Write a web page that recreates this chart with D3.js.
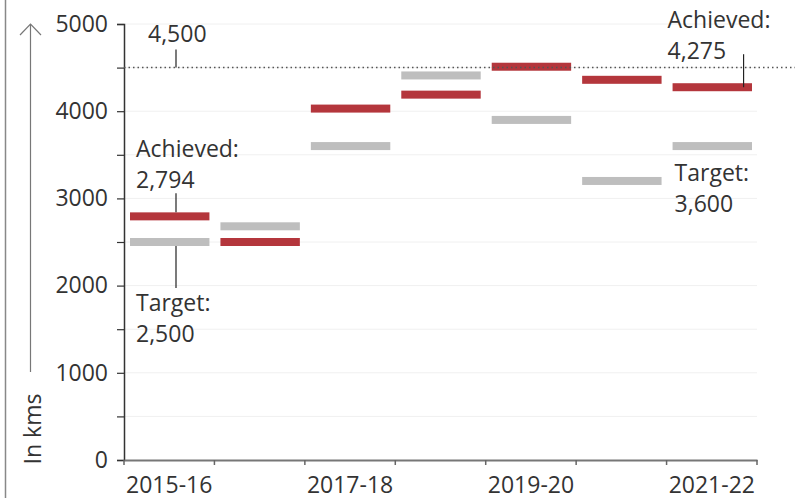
<!DOCTYPE html>
<html>
<head>
<meta charset="utf-8">
<script src="https://cdn.jsdelivr.net/npm/d3@7"></script>
<style>
  body { margin: 0; background: #fff; }
  svg { display: block; font-family: "Open Sans", sans-serif; }
  .tick text { fill: #333; }
</style>
</head>
<body>
<script>
// ---- data ----
var years = ["2015-16", "2016-17", "2017-18", "2018-19", "2019-20", "2020-21", "2021-22"];
var yearLabels = ["2015-16", "", "2017-18", "", "2019-20", "", "2021-22"];
var achieved = [2794, 2500, 4030, 4190, 4510, 4360, 4275];
var target = [2500, 2680, 3600, 4410, 3900, 3200, 3600];
var refValue = 4500;
var yTicks = [0, 1000, 2000, 3000, 4000, 5000];

// ---- layout ----
var W = 795, H = 501;
var plot = {left: 124, right: 757, top: 24, bottom: 460};
var red = "#b4363c", grey = "#bebebe";

var svg = d3.select("body").append("svg")
  .attr("width", W)
  .attr("height", H);

var x = d3.scaleBand()
  .domain(years)
  .range([plot.left, plot.right]);

var y = d3.scaleLinear()
  .domain([0, 5000])
  .range([plot.bottom, plot.top]);

// frame line on the left
svg.append("line")
  .attr("x1", 5.5).attr("x2", 5.5)
  .attr("y1", 0).attr("y2", 498)
  .attr("stroke", "#888").attr("stroke-width", 1.5);

// grid
svg.append("g").selectAll("line")
  .data(d3.range(500, 5001, 500))
  .enter().append("line")
  .attr("x1", plot.left).attr("x2", plot.right)
  .attr("y1", function(d) { return y(d); })
  .attr("y2", function(d) { return y(d); })
  .attr("stroke", "#f0f0f0").attr("stroke-width", 1);

// y axis
var yAxis = svg.append("g")
  .attr("transform", "translate(" + plot.left + ",0)")
  .call(d3.axisLeft(y).tickValues(d3.range(0, 5001, 500)).tickSize(7).tickPadding(9)
    .tickFormat(function(d) { return yTicks.indexOf(d) >= 0 ? d : ""; }));
yAxis.select(".domain").attr("stroke", "#333").attr("stroke-width", 1.5);
yAxis.selectAll(".tick line").attr("stroke", "#333").attr("stroke-width", 1.2);
yAxis.selectAll(".tick text").attr("font-size", 23).attr("font-family", "Open Sans");

// x axis
var xAxis = svg.append("g")
  .attr("transform", "translate(0," + plot.bottom + ")")
  .call(d3.axisBottom(x).tickSize(0).tickPadding(17)
    .tickFormat(function(d, i) { return yearLabels[i]; }));
xAxis.select(".domain").attr("stroke", "#777").attr("stroke-width", 2);
xAxis.selectAll(".tick text").attr("font-size", 23).attr("font-family", "Open Sans");
xAxis.selectAll(".boundary")
  .data(years.concat(["end"]))
  .enter().append("line")
  .attr("x1", function(d, i) { return i < years.length ? x(d) : plot.right; })
  .attr("x2", function(d, i) { return i < years.length ? x(d) : plot.right; })
  .attr("y1", 0).attr("y2", 5)
  .attr("stroke", "#666").attr("stroke-width", 1.5);

// y axis title with arrow
svg.append("line")
  .attr("x1", 30.5).attr("x2", 30.5)
  .attr("y1", y(5000)).attr("y2", 372)
  .attr("stroke", "#777").attr("stroke-width", 1.2);
svg.append("path")
  .attr("d", "M20,35 L30.5,24 L41,35")
  .attr("fill", "none").attr("stroke", "#777").attr("stroke-width", 1.2);
svg.append("text")
  .attr("transform", "translate(41,429) rotate(-90)")
  .attr("text-anchor", "middle")
  .attr("font-size", 23).attr("fill", "#333")
  .text("In kms");

// bars
var barH = 8, barIn = 6, barOut = 5;
svg.append("g").selectAll("rect")
  .data(target)
  .enter().append("rect")
  .attr("x", function(d, i) { return x(years[i]) + barIn; })
  .attr("width", x.bandwidth() - barIn - barOut)
  .attr("y", function(d) { return y(d) - barH / 2; })
  .attr("height", barH)
  .attr("fill", grey);

svg.append("g").selectAll("rect")
  .data(achieved)
  .enter().append("rect")
  .attr("x", function(d, i) { return x(years[i]) + barIn; })
  .attr("width", x.bandwidth() - barIn - barOut)
  .attr("y", function(d) { return y(d) - barH / 2; })
  .attr("height", barH)
  .attr("fill", red);

// reference line
svg.append("line")
  .attr("x1", plot.left).attr("x2", W)
  .attr("y1", y(refValue)).attr("y2", y(refValue))
  .attr("stroke", "#555").attr("stroke-width", 1.5)
  .attr("stroke-dasharray", "1.5,3");

// annotations
var notes = [
  {lines: ["4,500"], year: 0, value: refValue, tx: 24, ty: -26, lx: 52, l1: -18, l2: 0},
  {lines: ["Achieved:", "2,794"], year: 0, value: achieved[0], tx: 12, ty: -59, lx: 52, l1: -23, l2: -4},
  {lines: ["Target:", "2,500"], year: 0, value: target[0], tx: 12, ty: 69, lx: 52, l1: 4, l2: 46},
  {lines: ["Achieved:", "4,275"], year: 6, value: achieved[6], tx: 1, ty: -59, lx: 77, l1: -33, l2: 0},
  {lines: ["Target:", "3,600"], year: 6, value: target[6], tx: 8, ty: 35, lx: null}
];

notes.forEach(function(n) {
  var bx = x(years[n.year]), by = y(n.value);
  var t = svg.append("text")
    .attr("font-size", 23).attr("fill", "#333");
  n.lines.forEach(function(s, i) {
    t.append("tspan")
      .attr("x", bx + n.tx)
      .attr("y", by + n.ty + i * 31)
      .text(s);
  });
  if (n.lx !== null) {
    svg.append("line")
      .attr("x1", bx + n.lx).attr("x2", bx + n.lx)
      .attr("y1", by + n.l1).attr("y2", by + n.l2)
      .attr("stroke", "#222").attr("stroke-width", 1.2);
  }
});
</script>
</body>
</html>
.....
## WHAT IS REQUIRED
Give all the lines above again, character for character, without pictures.

## FINAL RESULT
Write a web page that recreates this chart with D3.js.
<!DOCTYPE html>
<html>
<head>
<meta charset="utf-8">
<script src="https://cdn.jsdelivr.net/npm/d3@7"></script>
<style>
  body { margin: 0; background: #fff; }
  svg { display: block; font-family: "Open Sans", sans-serif; }
  .tick text { fill: #333; }
</style>
</head>
<body>
<script>
// ---- data ----
var years = ["2015-16", "2016-17", "2017-18", "2018-19", "2019-20", "2020-21", "2021-22"];
var yearLabels = ["2015-16", "", "2017-18", "", "2019-20", "", "2021-22"];
var achieved = [2794, 2500, 4030, 4190, 4510, 4360, 4275];
var target = [2500, 2680, 3600, 4410, 3900, 3200, 3600];
var refValue = 4500;
var yTicks = [0, 1000, 2000, 3000, 4000, 5000];

// ---- layout ----
var W = 795, H = 501;
var plot = {left: 124, right: 757, top: 24, bottom: 460};
var red = "#b4363c", grey = "#bebebe";

var svg = d3.select("body").append("svg")
  .attr("width", W)
  .attr("height", H);

var x = d3.scaleBand()
  .domain(years)
  .range([plot.left, plot.right]);

var y = d3.scaleLinear()
  .domain([0, 5000])
  .range([plot.bottom, plot.top]);

// frame line on the left
svg.append("line")
  .attr("x1", 5.5).attr("x2", 5.5)
  .attr("y1", 0).attr("y2", 498)
  .attr("stroke", "#888").attr("stroke-width", 1.5);

// grid
svg.append("g").selectAll("line")
  .data(d3.range(500, 5001, 500))
  .enter().append("line")
  .attr("x1", plot.left).attr("x2", plot.right)
  .attr("y1", function(d) { return y(d); })
  .attr("y2", function(d) { return y(d); })
  .attr("stroke", "#f0f0f0").attr("stroke-width", 1);

// y axis
var yAxis = svg.append("g")
  .attr("transform", "translate(" + plot.left + ",0)")
  .call(d3.axisLeft(y).tickValues(d3.range(0, 5001, 500)).tickSize(7).tickPadding(9)
    .tickFormat(function(d) { return yTicks.indexOf(d) >= 0 ? d : ""; }));
yAxis.select(".domain").attr("stroke", "#333").attr("stroke-width", 1.5);
yAxis.selectAll(".tick line").attr("stroke", "#333").attr("stroke-width", 1.2);
yAxis.selectAll(".tick text").attr("font-size", 23).attr("font-family", "Open Sans");

// x axis
var xAxis = svg.append("g")
  .attr("transform", "translate(0," + plot.bottom + ")")
  .call(d3.axisBottom(x).tickSize(0).tickPadding(17)
    .tickFormat(function(d, i) { return yearLabels[i]; }));
xAxis.select(".domain").attr("stroke", "#777").attr("stroke-width", 2);
xAxis.selectAll(".tick text").attr("font-size", 23).attr("font-family", "Open Sans");
xAxis.selectAll(".boundary")
  .data(years.concat(["end"]))
  .enter().append("line")
  .attr("x1", function(d, i) { return i < years.length ? x(d) : plot.right; })
  .attr("x2", function(d, i) { return i < years.length ? x(d) : plot.right; })
  .attr("y1", 0).attr("y2", 5)
  .attr("stroke", "#666").attr("stroke-width", 1.5);

// y axis title with arrow
svg.append("line")
  .attr("x1", 30.5).attr("x2", 30.5)
  .attr("y1", y(5000)).attr("y2", 372)
  .attr("stroke", "#777").attr("stroke-width", 1.2);
svg.append("path")
  .attr("d", "M20,35 L30.5,24 L41,35")
  .attr("fill", "none").attr("stroke", "#777").attr("stroke-width", 1.2);
svg.append("text")
  .attr("transform", "translate(41,429) rotate(-90)")
  .attr("text-anchor", "middle")
  .attr("font-size", 23).attr("fill", "#333")
  .text("In kms");

// bars
var barH = 8, barIn = 6, barOut = 5;
svg.append("g").selectAll("rect")
  .data(target)
  .enter().append("rect")
  .attr("x", function(d, i) { return x(years[i]) + barIn; })
  .attr("width", x.bandwidth() - barIn - barOut)
  .attr("y", function(d) { return y(d) - barH / 2; })
  .attr("height", barH)
  .attr("fill", grey);

svg.append("g").selectAll("rect")
  .data(achieved)
  .enter().append("rect")
  .attr("x", function(d, i) { return x(years[i]) + barIn; })
  .attr("width", x.bandwidth() - barIn - barOut)
  .attr("y", function(d) { return y(d) - barH / 2; })
  .attr("height", barH)
  .attr("fill", red);

// reference line
svg.append("line")
  .attr("x1", plot.left).attr("x2", W)
  .attr("y1", y(refValue)).attr("y2", y(refValue))
  .attr("stroke", "#555").attr("stroke-width", 1.5)
  .attr("stroke-dasharray", "1.5,3");

// annotations
var notes = [
  {lines: ["4,500"], year: 0, value: refValue, tx: 24, ty: -26, lx: 52, l1: -18, l2: 0},
  {lines: ["Achieved:", "2,794"], year: 0, value: achieved[0], tx: 12, ty: -59, lx: 52, l1: -23, l2: -4},
  {lines: ["Target:", "2,500"], year: 0, value: target[0], tx: 12, ty: 69, lx: 52, l1: 4, l2: 46},
  {lines: ["Achieved:", "4,275"], year: 6, value: achieved[6], tx: 1, ty: -59, lx: 77, l1: -33, l2: 0},
  {lines: ["Target:", "3,600"], year: 6, value: target[6], tx: 8, ty: 35, lx: null}
];

notes.forEach(function(n) {
  var bx = x(years[n.year]), by = y(n.value);
  var t = svg.append("text")
    .attr("font-size", 23).attr("fill", "#333");
  n.lines.forEach(function(s, i) {
    t.append("tspan")
      .attr("x", bx + n.tx)
      .attr("y", by + n.ty + i * 31)
      .text(s);
  });
  if (n.lx !== null) {
    svg.append("line")
      .attr("x1", bx + n.lx).attr("x2", bx + n.lx)
      .attr("y1", by + n.l1).attr("y2", by + n.l2)
      .attr("stroke", "#222").attr("stroke-width", 1.2);
  }
});
</script>
</body>
</html>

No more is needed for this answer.